Helgaker: But we know it’s a fine line with comedy. We try to find angles that make gruesome Viking behavior, laws and traditions funny. Rape and pillage are two things we must address when making a Viking show. One of the very first jokes we make in the series is when Frøya comes back from pillaging and brags about all the raping she’d done. If that were a man, no one would find it the least bit funny and the whole scene would have been pretty controversial. But we have not received a single negative reaction to that scene.
Torgersen: But we were maybe a little gutsier in Season 1 when we didn’t know if anyone was going to watch it, even in Norway. It was a little surprising that Season 1 didn’t spark any controversy in Norway whatsoever, and even though we maybe push the envelope a little there has been very little negative feedback. We have no political agenda while we’re writing. At the end of the day, we just try to make something fun that makes us laugh.
Do you guys watch the show yourselves then?
Helgaker: It takes a long time because when we are in editing, we see it all 10,000 times unfinished, but it’s a big difference the first time I watch it as a viewer. It’s a totally new experience not worrying about the edit or music or FX, and I like it.
Torgersen: I watch it with my girlfriend when it airs. She looks away and is ashamed on my behalf pretty much every time there is a crude joke or scene. And as a result, I sit there and second guess our decisions, but she has eventually come to like it.
Onto “Captain Fall.” I know it’s early days, but can you talk a bit about what we can expect from your first animated series?
Torgersen: Well, we didn’t present it as an animated show at first. We went in with the idea of doing it live action and Netflix came back with the idea of doing it as animation.
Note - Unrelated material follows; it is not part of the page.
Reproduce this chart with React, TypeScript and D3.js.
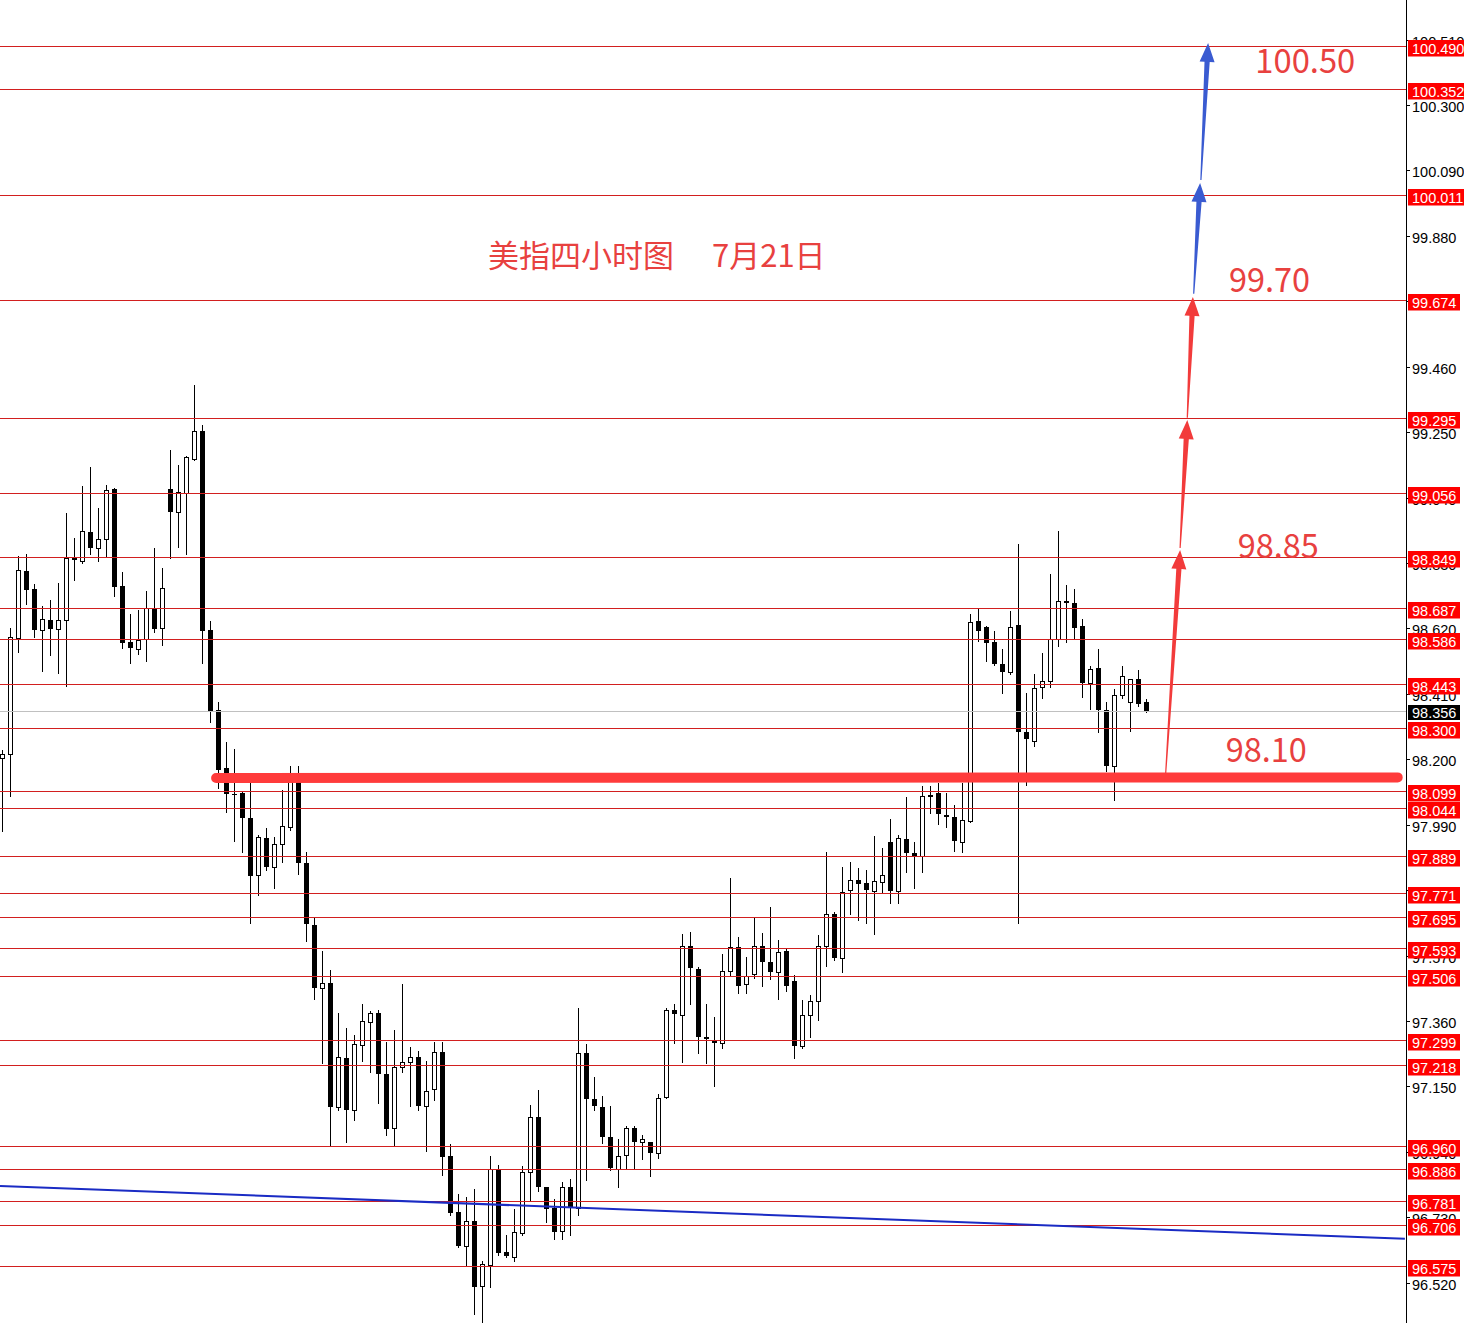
import React from 'react';
import * as d3 from 'd3';

const W = 1464;
const H = 1323;

const opens = [
  98.203, 98.216, 98.588, 98.805, 98.747, 98.616, 98.647, 98.619, 98.646, 98.845,
  98.838, 98.930, 98.878, 98.906, 99.068, 98.757, 98.578, 98.555, 98.586, 98.687,
  98.620, 99.068, 98.995, 99.054, 99.165, 99.254, 98.615, 98.359, 98.171, 98.090,
  98.092, 98.013, 97.829, 97.948, 97.854, 97.928, 97.984, 98.137, 97.867, 97.668,
  97.465, 97.481, 97.084, 97.241, 97.075, 97.283, 97.357, 97.385, 97.190, 97.016,
  97.213, 97.230, 97.244, 97.086, 97.141, 97.260, 96.928, 96.747, 96.639, 96.719,
  96.511, 96.578, 96.886, 96.618, 96.604, 96.681, 96.874, 97.052, 96.829, 96.760,
  96.686, 96.829, 96.760, 97.257, 97.111, 97.084, 96.987, 96.886, 96.930, 97.016,
  96.973, 96.971, 96.936, 97.115, 97.395, 97.380, 97.602, 97.527, 97.308, 97.296,
  97.289, 97.521, 97.597, 97.478, 97.510, 97.602, 97.549, 97.516, 97.585, 97.489,
  97.281, 97.380, 97.423, 97.602, 97.703, 97.562, 97.781, 97.812, 97.802, 97.779,
  97.806, 97.936, 97.776, 97.944, 97.899, 97.891, 98.086, 98.091, 98.022, 98.016,
  97.936, 98.003, 98.644, 98.624, 98.576, 98.506, 98.481, 98.630, 98.289, 98.260,
  98.432, 98.450, 98.585, 98.708, 98.701, 98.628, 98.444, 98.492, 98.359, 98.180,
  98.407, 98.385, 98.457, 98.383,
];

const highs = [
  98.230, 98.620, 98.851, 98.859, 98.762, 98.692, 98.712, 98.765, 98.989, 98.909,
  99.077, 99.137, 99.007, 99.080, 99.072, 98.800, 98.666, 98.680, 98.741, 98.877,
  98.813, 99.193, 99.145, 99.175, 99.402, 99.273, 98.644, 98.383, 98.255, 98.232,
  98.096, 98.129, 97.958, 97.979, 97.950, 98.100, 98.179, 98.179, 97.902, 97.693,
  97.585, 97.524, 97.385, 97.337, 97.316, 97.415, 97.393, 97.396, 97.292, 97.332,
  97.478, 97.276, 97.265, 97.232, 97.294, 97.294, 96.966, 96.804, 96.795, 96.821,
  96.590, 96.928, 96.899, 96.674, 96.756, 96.895, 97.091, 97.139, 96.829, 96.788,
  96.843, 96.853, 97.401, 97.286, 97.180, 97.118, 97.086, 96.981, 97.024, 97.024,
  96.995, 96.973, 97.125, 97.403, 97.415, 97.639, 97.645, 97.532, 97.415, 97.372,
  97.575, 97.819, 97.629, 97.567, 97.693, 97.642, 97.725, 97.621, 97.594, 97.508,
  97.428, 97.444, 97.636, 97.902, 97.709, 97.854, 97.872, 97.851, 97.845, 97.954,
  97.915, 98.009, 97.958, 98.080, 97.936, 98.113, 98.116, 98.123, 98.091, 98.054,
  98.123, 98.667, 98.682, 98.628, 98.612, 98.553, 98.676, 98.890, 98.414, 98.473,
  98.541, 98.794, 98.933, 98.760, 98.747, 98.650, 98.500, 98.554, 98.385, 98.425,
  98.498, 98.457, 98.487, 98.394,
];

const lows = [
  97.969, 98.081, 98.546, 98.698, 98.594, 98.482, 98.535, 98.476, 98.434, 98.776,
  98.831, 98.860, 98.835, 98.849, 98.725, 98.556, 98.510, 98.538, 98.517, 98.610,
  98.567, 98.847, 98.883, 98.858, 99.161, 98.510, 98.321, 98.109, 98.032, 97.939,
  97.904, 97.674, 97.763, 97.845, 97.788, 97.872, 97.974, 97.831, 97.618, 97.430,
  97.227, 96.963, 97.073, 96.973, 97.041, 97.233, 97.198, 97.096, 96.995, 96.963,
  97.198, 97.088, 97.073, 96.944, 97.107, 96.866, 96.738, 96.636, 96.575, 96.419,
  96.392, 96.508, 96.610, 96.602, 96.591, 96.672, 96.781, 96.815, 96.716, 96.662,
  96.662, 96.672, 96.738, 96.850, 97.073, 96.970, 96.883, 96.826, 96.885, 96.890,
  96.918, 96.864, 96.920, 97.112, 97.289, 97.230, 97.414, 97.259, 97.225, 97.150,
  97.273, 97.508, 97.449, 97.449, 97.498, 97.471, 97.494, 97.430, 97.455, 97.243,
  97.273, 97.310, 97.364, 97.537, 97.556, 97.516, 97.704, 97.685, 97.674, 97.640,
  97.770, 97.738, 97.738, 97.837, 97.788, 97.840, 98.029, 97.993, 97.982, 97.907,
  97.904, 98.000, 98.580, 98.517, 98.503, 98.412, 98.474, 97.676, 98.118, 98.244,
  98.396, 98.432, 98.564, 98.575, 98.589, 98.401, 98.361, 98.287, 98.164, 98.068,
  98.396, 98.292, 98.372, 98.353,
];

const closes = [
  98.216, 98.592, 98.807, 98.745, 98.616, 98.651, 98.619, 98.647, 98.845, 98.841,
  98.932, 98.879, 98.906, 99.064, 98.754, 98.574, 98.558, 98.582, 98.687, 98.619,
  98.749, 98.995, 99.057, 99.170, 99.254, 98.613, 98.353, 98.166, 98.090, 98.087,
  98.013, 97.824, 97.951, 97.853, 97.928, 97.985, 98.137, 97.866, 97.670, 97.465,
  97.481, 97.084, 97.244, 97.075, 97.286, 97.360, 97.385, 97.190, 97.013, 97.212,
  97.228, 97.244, 97.086, 97.137, 97.260, 96.925, 96.745, 96.639, 96.719, 96.508,
  96.580, 96.886, 96.615, 96.607, 96.683, 96.875, 97.052, 96.829, 96.756, 96.684,
  96.829, 96.760, 97.257, 97.111, 97.086, 96.989, 96.890, 96.928, 97.016, 96.973,
  96.981, 96.936, 97.112, 97.395, 97.382, 97.602, 97.530, 97.310, 97.302, 97.289,
  97.522, 97.597, 97.471, 97.506, 97.602, 97.548, 97.516, 97.581, 97.473, 97.281,
  97.380, 97.426, 97.602, 97.703, 97.564, 97.774, 97.813, 97.801, 97.781, 97.808,
  97.830, 97.776, 97.947, 97.899, 97.891, 98.083, 98.080, 98.024, 98.014, 97.939,
  98.006, 98.642, 98.612, 98.574, 98.505, 98.481, 98.626, 98.287, 98.265, 98.428,
  98.453, 98.586, 98.708, 98.701, 98.623, 98.444, 98.489, 98.359, 98.180, 98.407,
  98.468, 98.457, 98.378, 98.356,
];

const levels = [
  100.490, 100.352, 100.011, 99.674, 99.295, 99.056, 98.849, 98.687, 98.586, 98.443,
  98.300, 98.099, 98.044, 97.889, 97.771, 97.695, 97.593, 97.506, 97.299, 97.218,
  96.960, 96.886, 96.781, 96.706, 96.575,
];

const tickValues = [
  96.52, 96.73, 96.94, 97.15, 97.36, 97.57, 97.78, 97.99, 98.2, 98.41,
  98.62, 98.83, 99.04, 99.25, 99.46, 99.67, 99.88, 100.09, 100.3, 100.51,
];

const currentPrice = 98.356;

// blue trendline: [index, price]
const trendStart = [-0.31, 96.831];
const trendEnd = [175.3, 96.661];

// thick hand-drawn support line
const supportStart = [26.7, 98.14];
const supportEnd = [174.4, 98.142];

// projected arrows
const arrowFromIdx = [145.4, 147.2, 148.1, 148.9, 149.8];
const arrowFromPrice = [98.156, 98.878, 99.296, 99.694, 100.059];
const arrowToIdx = [147.2, 148.1, 148.8, 149.7, 150.7];
const arrowToPrice = [98.872, 99.289, 99.684, 100.05, 100.499];
const arrowColors = ['#f23b3b', '#f23b3b', '#f23b3b', '#3a5bd1', '#3a5bd1'];

// target annotations
const noteLabels = ['100.50', '99.70', '98.85', '98.10'];
const noteIdx = [156.6, 153.3, 154.4, 152.9];
const notePrice = [100.403, 99.7, 98.846, 98.191];

const titleMain = '美指四小时图';
const titleDate = '7月21日';

const AXIS_X = 1406;

export default function App() {
  const x = d3.scaleLinear().domain([0, 143]).range([2.5, 1146.5]);
  const y = d3.scaleLinear().domain([96.52, 100.3]).range([1282.8, 105]);

  const candles = opens.map((o, i) => {
    const h = highs[i];
    const l = lows[i];
    const c = closes[i];
    const cx = Math.floor(x(i));
    const bull = c >= o;
    const yt = Math.round(y(Math.max(o, c)));
    const yb = Math.round(y(Math.min(o, c)));
    const wick = (
      <line key={'w' + i} x1={cx + 0.5} x2={cx + 0.5} y1={Math.round(y(h))} y2={Math.round(y(l)) + 1} stroke="#000" strokeWidth={1} />
    );
    let body;
    if (!bull || yb - yt < 2) {
      body = <rect key={'b' + i} x={cx - 2} y={yt} width={5} height={Math.max(1, yb - yt + (bull ? 1 : 0))} fill="#000" />;
    } else {
      body = <rect key={'b' + i} x={cx - 1.5} y={yt + 0.5} width={4} height={yb - yt} fill="#fff" stroke="#000" strokeWidth={1} />;
    }
    return <g key={i}>{wick}{body}</g>;
  });

  const arrows = arrowFromIdx.map((fi, k) => {
    const tx = x(fi), ty = y(arrowFromPrice[k]);
    const px = x(arrowToIdx[k]), py = y(arrowToPrice[k]);
    const dx = px - tx, dy = py - ty;
    const len = Math.hypot(dx, dy);
    const ux = dx / len, uy = dy / len;
    const nx = -uy, ny = ux;
    const headLen = 19, headHalf = 7.5, tailHalf = 0.6, neckHalf = 2.6;
    const bx = px - ux * headLen, by = py - uy * headLen;
    const pts = [
      [tx + nx * tailHalf, ty + ny * tailHalf],
      [bx + nx * neckHalf, by + ny * neckHalf],
      [bx + nx * headHalf, by + ny * headHalf],
      [px, py],
      [bx - nx * headHalf, by - ny * headHalf],
      [bx - nx * neckHalf, by - ny * neckHalf],
      [tx - nx * tailHalf, ty - ny * tailHalf],
    ];
    return <polygon key={'a' + k} points={pts.map((p) => p.join(',')).join(' ')} fill={arrowColors[k]} />;
  });

  const yCurLine = Math.round(y(currentPrice));
  const labelFont = '"Liberation Sans", Arial, sans-serif';
  const labelSize = 14.5;

  return (
    <svg width={W} height={H} style={{ position: 'absolute', left: 0, top: 0, background: '#fff' }}>
      <rect x={0} y={0} width={W} height={H} fill="#fff" />
      {candles}
      <line x1={0} x2={AXIS_X} y1={yCurLine + 0.5} y2={yCurLine + 0.5} stroke="#c0c0c0" strokeWidth={1} />
      {levels.map((v, i) => {
        const ly = Math.round(y(v)) + 0.5;
        return <line key={'l' + i} x1={0} x2={AXIS_X} y1={ly} y2={ly} stroke="#d21f1f" strokeWidth={1} />;
      })}
      <line x1={x(trendStart[0])} y1={y(trendStart[1])} x2={x(trendEnd[0])} y2={y(trendEnd[1])} stroke="#1a2bc4" strokeWidth={2} />
      <line
        x1={x(supportStart[0])}
        y1={y(supportStart[1])}
        x2={x(supportEnd[0])}
        y2={y(supportEnd[1])}
        stroke="#ff3b3b"
        strokeWidth={10}
        strokeLinecap="round"
      />
      {arrows}
      <text x={488} y={267} fontFamily='"Noto Sans CJK SC", sans-serif' fontSize={31} fill="#e8413f">{titleMain}</text>
      <text x={712} y={267} fontFamily='"Noto Sans CJK SC", sans-serif' fontSize={31} fill="#e8413f">{titleDate}</text>
      {noteLabels.map((t, k) => (
        <text
          key={'n' + k}
          x={x(noteIdx[k])}
          y={y(notePrice[k])}
          fontFamily='"Noto Sans CJK SC", "Noto Sans", sans-serif'
          fontSize={34}
          fill="#e8413f"
          textLength={t.length === 6 ? 100 : 81}
          lengthAdjust="spacingAndGlyphs"
        >
          {t}
        </text>
      ))}
      <line x1={AXIS_X + 0.5} x2={AXIS_X + 0.5} y1={0} y2={H} stroke="#000" strokeWidth={1} />
      {tickValues.map((t, i) => {
        const ty = Math.round(y(t)) + 0.5;
        return (
          <g key={'t' + i}>
            <line x1={AXIS_X} x2={AXIS_X + 4} y1={ty} y2={ty} stroke="#000" strokeWidth={1} />
            <text x={1412} y={ty + 6} fontFamily={labelFont} fontSize={labelSize} fill="#000">{t.toFixed(3)}</text>
          </g>
        );
      })}
      {levels.map((v, i) => {
        const ly = Math.round(y(v));
        const s = v.toFixed(3);
        return (
          <g key={'lb' + i}>
            <rect x={1408} y={ly - 6} width={8 * s.length + 4} height={16.5} fill="#ff0000" />
            <text x={1412} y={ly + 7.5} fontFamily={labelFont} fontSize={labelSize} fill="#fff">{s}</text>
          </g>
        );
      })}
      <rect x={1408} y={yCurLine - 6} width={52} height={15} fill="#000" />
      <text x={1412} y={yCurLine + 6.5} fontFamily={labelFont} fontSize={labelSize} fill="#fff">{currentPrice.toFixed(3)}</text>
    </svg>
  );
}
At first it was a bit difficult to wrap our heads around, but I think now we are thankful for doing it animated because it’s pretty much limitless.
Helgaker: We co-produce “Norsemen” as well, and when you are both producer and creative, in the back of your head it’s always: “that’s gonna be expensive,” “that’s gonna be problematic,” “we can’t do this, we can’t do that.” You limit yourself because you know the consequences. But in animation, and when you’re doing a big show like this is turning out to be, the creative freedom is like nothing else.
Can you share a bit about the plot? Details have been scarce so far.
Helgaker: We say it’s like if “The Love Boat,” “Ozark” and “Truman Show” had a cartoon baby. It takes place on a cruise ship and follows a gullible captain who thinks he’s landed the job of a lifetime but is actually just unaware of what is happening on the ship. He is the fall guy for everything that goes wrong.
And have you settled on an animation style?
Helgaker: We know it’s gonna be 2D. We love the old school “Tintin” and “Iron Giant” styles. One fun thing about having no experience in animation is just pitching ideas to the design team and watching them riff on it. It’s early, but we’re getting there.